Celui qui ne quitte plus son polo jaune et son gilet sans manche dans ses vidéos distillées jour après jour sur les réseaux sociaux pour tenir ses partisans à jour de son décompte parallèle, se dit sûr que sa tête est ‘mise à prix‘. Il devait initialement diffuser sa vidéo en direct lundi soir avant d’annoncer reporter l’exercice car il était dans un ‘lieu non sûr‘.
Il est ‘essentiel que tous les candidats bénéficient de mesures de protection rigoureuses en cette période post-électorale‘, avait demandé samedi 19 octobre l’Union européenne dans un communiqué.
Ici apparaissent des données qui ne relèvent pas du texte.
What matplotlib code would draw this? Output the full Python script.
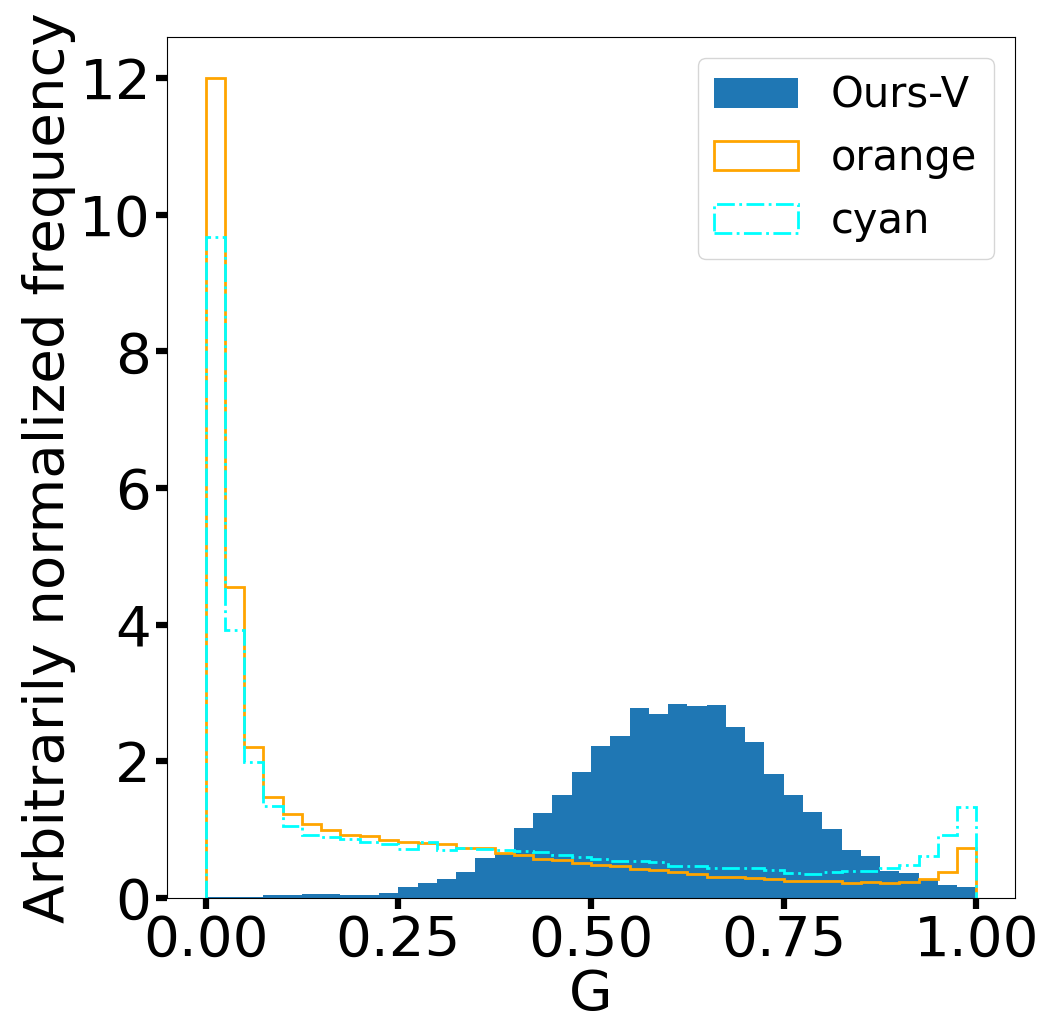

Les observateurs de l’UE ont appelé en outre ce 22 octobre ‘au respect des libertés fondamentales et des droits politiques’ dans ce pays parmi les plus pauvres et inégalitaires au monde.
Venancio Mondlane, qui a fait une campagne électorale remarquée, suscite de l’espoir, notamment auprès de la jeunesse. ‘Mondlane et Podemos ont exploité les médias sociaux pour se rapprocher de la jeunesse du Mozambique qui cherche à changer le statu quo‘, analyse Emilia Columbo, du Centre d’études stratégiques et internationales basé à Washington.